▸ **GOAL**
Repeat exactly the lines of the entries below from the one with "Write the seaborn" through the one with "sp.set_color(INK)", both ends included, and nothing else.

▸ **LISTING**
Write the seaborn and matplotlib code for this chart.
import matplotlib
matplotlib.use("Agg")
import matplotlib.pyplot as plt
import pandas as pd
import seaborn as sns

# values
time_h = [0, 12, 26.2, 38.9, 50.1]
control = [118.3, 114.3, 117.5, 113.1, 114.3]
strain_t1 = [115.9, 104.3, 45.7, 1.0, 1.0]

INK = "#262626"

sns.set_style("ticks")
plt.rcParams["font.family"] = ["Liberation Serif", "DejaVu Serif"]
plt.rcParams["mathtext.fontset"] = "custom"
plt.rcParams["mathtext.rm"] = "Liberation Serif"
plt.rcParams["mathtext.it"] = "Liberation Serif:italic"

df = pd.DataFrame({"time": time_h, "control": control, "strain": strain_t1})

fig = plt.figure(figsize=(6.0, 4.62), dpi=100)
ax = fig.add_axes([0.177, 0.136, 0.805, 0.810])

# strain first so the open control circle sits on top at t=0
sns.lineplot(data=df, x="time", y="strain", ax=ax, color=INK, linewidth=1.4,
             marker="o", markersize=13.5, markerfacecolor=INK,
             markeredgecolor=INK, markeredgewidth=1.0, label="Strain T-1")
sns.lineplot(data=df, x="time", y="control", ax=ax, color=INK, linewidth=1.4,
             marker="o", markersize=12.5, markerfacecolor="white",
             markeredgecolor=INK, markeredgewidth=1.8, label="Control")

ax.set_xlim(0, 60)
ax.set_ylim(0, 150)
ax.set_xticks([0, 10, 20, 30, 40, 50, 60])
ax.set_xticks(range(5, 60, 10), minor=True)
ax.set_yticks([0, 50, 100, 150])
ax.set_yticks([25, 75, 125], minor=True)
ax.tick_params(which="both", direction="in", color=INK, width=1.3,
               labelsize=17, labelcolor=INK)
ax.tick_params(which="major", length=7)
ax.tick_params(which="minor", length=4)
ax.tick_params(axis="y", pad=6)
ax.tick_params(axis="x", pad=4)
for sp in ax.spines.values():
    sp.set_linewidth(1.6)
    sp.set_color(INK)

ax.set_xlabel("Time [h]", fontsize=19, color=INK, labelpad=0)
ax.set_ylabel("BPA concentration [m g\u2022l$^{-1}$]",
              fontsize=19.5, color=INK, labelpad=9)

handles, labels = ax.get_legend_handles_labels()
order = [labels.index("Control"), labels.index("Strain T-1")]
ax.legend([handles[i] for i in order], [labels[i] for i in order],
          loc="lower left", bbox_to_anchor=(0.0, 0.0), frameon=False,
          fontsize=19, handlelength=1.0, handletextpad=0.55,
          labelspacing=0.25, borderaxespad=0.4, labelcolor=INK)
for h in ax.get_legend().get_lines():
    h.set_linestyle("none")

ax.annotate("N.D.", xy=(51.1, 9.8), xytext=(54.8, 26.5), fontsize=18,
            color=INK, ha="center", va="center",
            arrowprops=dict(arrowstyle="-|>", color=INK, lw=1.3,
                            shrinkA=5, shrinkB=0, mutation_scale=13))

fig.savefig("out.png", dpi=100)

...

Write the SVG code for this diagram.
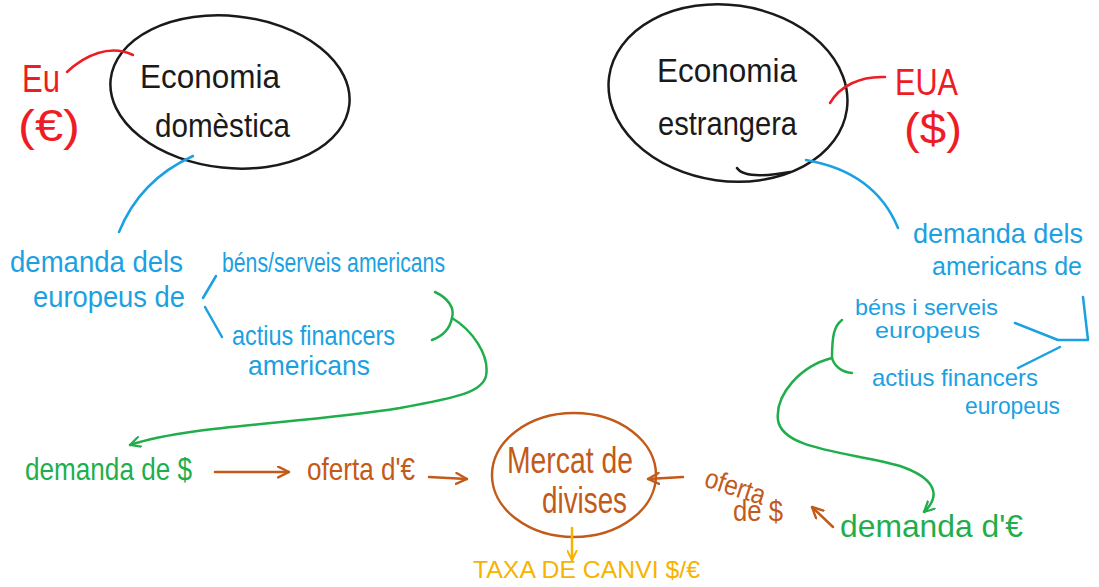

---

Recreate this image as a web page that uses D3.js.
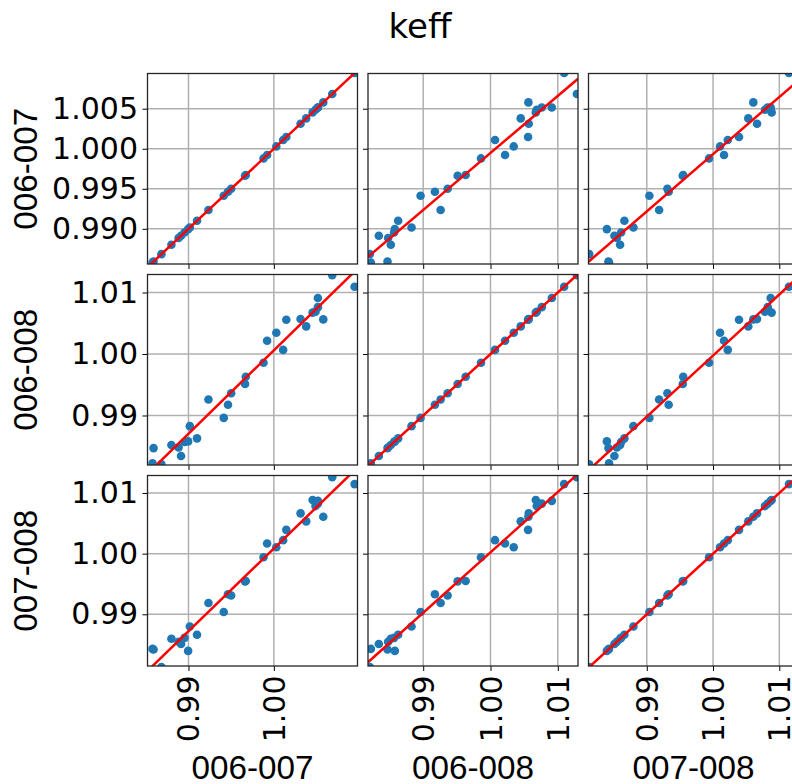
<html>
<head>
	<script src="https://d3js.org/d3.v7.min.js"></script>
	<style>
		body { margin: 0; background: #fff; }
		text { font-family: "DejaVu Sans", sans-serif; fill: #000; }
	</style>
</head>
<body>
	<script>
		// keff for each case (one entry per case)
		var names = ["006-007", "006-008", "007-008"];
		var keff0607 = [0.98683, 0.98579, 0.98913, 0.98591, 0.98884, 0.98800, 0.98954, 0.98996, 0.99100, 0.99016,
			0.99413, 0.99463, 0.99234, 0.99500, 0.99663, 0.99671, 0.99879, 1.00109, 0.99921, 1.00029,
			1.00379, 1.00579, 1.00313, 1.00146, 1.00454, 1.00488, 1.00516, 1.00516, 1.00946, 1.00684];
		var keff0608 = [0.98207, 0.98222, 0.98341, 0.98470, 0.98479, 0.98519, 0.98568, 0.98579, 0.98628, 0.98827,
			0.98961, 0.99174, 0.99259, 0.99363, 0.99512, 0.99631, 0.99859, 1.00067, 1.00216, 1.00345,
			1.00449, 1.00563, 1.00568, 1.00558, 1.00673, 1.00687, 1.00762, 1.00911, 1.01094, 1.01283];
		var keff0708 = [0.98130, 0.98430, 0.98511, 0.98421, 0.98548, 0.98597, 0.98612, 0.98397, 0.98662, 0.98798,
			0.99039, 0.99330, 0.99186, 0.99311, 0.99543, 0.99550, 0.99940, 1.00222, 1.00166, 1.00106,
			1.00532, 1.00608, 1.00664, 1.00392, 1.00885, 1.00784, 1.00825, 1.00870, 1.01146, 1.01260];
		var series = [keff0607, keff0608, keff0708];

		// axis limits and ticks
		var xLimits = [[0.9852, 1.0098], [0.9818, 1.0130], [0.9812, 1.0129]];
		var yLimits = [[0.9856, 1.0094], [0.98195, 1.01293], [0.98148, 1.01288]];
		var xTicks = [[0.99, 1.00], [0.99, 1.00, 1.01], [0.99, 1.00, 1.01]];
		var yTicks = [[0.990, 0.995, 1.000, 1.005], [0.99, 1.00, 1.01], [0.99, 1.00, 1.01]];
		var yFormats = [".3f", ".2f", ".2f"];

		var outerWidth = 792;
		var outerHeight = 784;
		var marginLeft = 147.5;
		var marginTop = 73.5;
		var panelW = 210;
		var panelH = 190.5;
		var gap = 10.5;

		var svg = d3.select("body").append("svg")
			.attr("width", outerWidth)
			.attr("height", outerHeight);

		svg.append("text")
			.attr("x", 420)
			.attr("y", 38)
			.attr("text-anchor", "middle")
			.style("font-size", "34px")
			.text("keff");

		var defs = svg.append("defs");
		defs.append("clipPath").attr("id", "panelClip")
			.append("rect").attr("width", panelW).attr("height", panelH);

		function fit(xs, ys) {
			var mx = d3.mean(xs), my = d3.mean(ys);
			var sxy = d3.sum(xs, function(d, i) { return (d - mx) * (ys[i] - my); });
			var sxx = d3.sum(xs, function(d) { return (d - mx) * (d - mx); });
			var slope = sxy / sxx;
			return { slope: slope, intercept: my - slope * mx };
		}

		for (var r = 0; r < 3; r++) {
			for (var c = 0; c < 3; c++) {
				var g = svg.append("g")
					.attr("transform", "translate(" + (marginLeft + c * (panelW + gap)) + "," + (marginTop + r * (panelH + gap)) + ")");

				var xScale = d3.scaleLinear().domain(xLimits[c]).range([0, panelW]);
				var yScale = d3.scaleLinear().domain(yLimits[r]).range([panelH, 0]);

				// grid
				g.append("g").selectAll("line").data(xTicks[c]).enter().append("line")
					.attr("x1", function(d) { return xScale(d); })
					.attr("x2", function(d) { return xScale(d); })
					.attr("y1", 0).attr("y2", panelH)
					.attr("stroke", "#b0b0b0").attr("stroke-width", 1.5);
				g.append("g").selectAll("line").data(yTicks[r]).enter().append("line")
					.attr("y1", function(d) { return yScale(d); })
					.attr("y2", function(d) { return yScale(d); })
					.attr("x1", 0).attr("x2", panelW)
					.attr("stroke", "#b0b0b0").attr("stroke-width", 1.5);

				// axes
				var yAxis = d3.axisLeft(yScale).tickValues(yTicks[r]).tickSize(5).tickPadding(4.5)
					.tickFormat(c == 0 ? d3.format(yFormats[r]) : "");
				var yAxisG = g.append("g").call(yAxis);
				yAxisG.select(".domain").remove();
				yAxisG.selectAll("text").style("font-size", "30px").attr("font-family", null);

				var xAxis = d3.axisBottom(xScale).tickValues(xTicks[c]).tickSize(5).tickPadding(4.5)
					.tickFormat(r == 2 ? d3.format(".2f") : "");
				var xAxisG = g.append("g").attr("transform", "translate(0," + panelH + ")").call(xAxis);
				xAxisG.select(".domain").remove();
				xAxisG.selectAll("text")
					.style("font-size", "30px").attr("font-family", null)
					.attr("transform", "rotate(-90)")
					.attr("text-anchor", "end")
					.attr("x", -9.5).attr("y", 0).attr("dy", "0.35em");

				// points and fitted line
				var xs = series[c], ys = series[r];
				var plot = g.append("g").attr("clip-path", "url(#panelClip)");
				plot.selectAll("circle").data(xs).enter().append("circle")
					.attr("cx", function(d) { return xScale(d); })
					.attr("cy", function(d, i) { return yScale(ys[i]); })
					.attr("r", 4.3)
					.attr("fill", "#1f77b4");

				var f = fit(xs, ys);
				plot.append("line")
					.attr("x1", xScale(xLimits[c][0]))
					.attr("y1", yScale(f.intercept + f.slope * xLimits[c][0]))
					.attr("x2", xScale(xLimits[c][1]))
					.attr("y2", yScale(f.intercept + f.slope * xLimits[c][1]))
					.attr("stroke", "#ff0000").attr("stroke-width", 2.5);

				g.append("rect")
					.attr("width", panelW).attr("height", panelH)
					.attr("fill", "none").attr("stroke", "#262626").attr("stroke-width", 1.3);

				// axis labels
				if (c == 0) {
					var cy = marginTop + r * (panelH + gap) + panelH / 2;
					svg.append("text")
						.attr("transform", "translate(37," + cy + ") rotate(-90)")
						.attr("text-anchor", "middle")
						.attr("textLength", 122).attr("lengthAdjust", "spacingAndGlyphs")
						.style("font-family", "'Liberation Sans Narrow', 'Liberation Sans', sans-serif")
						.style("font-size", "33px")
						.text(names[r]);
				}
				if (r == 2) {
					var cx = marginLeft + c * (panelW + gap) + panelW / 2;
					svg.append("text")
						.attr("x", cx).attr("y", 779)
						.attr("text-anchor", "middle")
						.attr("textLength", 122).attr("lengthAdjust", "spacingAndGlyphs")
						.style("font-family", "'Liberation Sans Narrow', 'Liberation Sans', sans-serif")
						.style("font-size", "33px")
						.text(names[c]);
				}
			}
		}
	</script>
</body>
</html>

▸ **WORKED ANSWER**
Write the seaborn and matplotlib code for this chart.
import matplotlib
matplotlib.use("Agg")
import matplotlib.pyplot as plt
import pandas as pd
import seaborn as sns

# values
time_h = [0, 12, 26.2, 38.9, 50.1]
control = [118.3, 114.3, 117.5, 113.1, 114.3]
strain_t1 = [115.9, 104.3, 45.7, 1.0, 1.0]

INK = "#262626"

sns.set_style("ticks")
plt.rcParams["font.family"] = ["Liberation Serif", "DejaVu Serif"]
plt.rcParams["mathtext.fontset"] = "custom"
plt.rcParams["mathtext.rm"] = "Liberation Serif"
plt.rcParams["mathtext.it"] = "Liberation Serif:italic"

df = pd.DataFrame({"time": time_h, "control": control, "strain": strain_t1})

fig = plt.figure(figsize=(6.0, 4.62), dpi=100)
ax = fig.add_axes([0.177, 0.136, 0.805, 0.810])

# strain first so the open control circle sits on top at t=0
sns.lineplot(data=df, x="time", y="strain", ax=ax, color=INK, linewidth=1.4,
             marker="o", markersize=13.5, markerfacecolor=INK,
             markeredgecolor=INK, markeredgewidth=1.0, label="Strain T-1")
sns.lineplot(data=df, x="time", y="control", ax=ax, color=INK, linewidth=1.4,
             marker="o", markersize=12.5, markerfacecolor="white",
             markeredgecolor=INK, markeredgewidth=1.8, label="Control")

ax.set_xlim(0, 60)
ax.set_ylim(0, 150)
ax.set_xticks([0, 10, 20, 30, 40, 50, 60])
ax.set_xticks(range(5, 60, 10), minor=True)
ax.set_yticks([0, 50, 100, 150])
ax.set_yticks([25, 75, 125], minor=True)
ax.tick_params(which="both", direction="in", color=INK, width=1.3,
               labelsize=17, labelcolor=INK)
ax.tick_params(which="major", length=7)
ax.tick_params(which="minor", length=4)
ax.tick_params(axis="y", pad=6)
ax.tick_params(axis="x", pad=4)
for sp in ax.spines.values():
    sp.set_linewidth(1.6)
    sp.set_color(INK)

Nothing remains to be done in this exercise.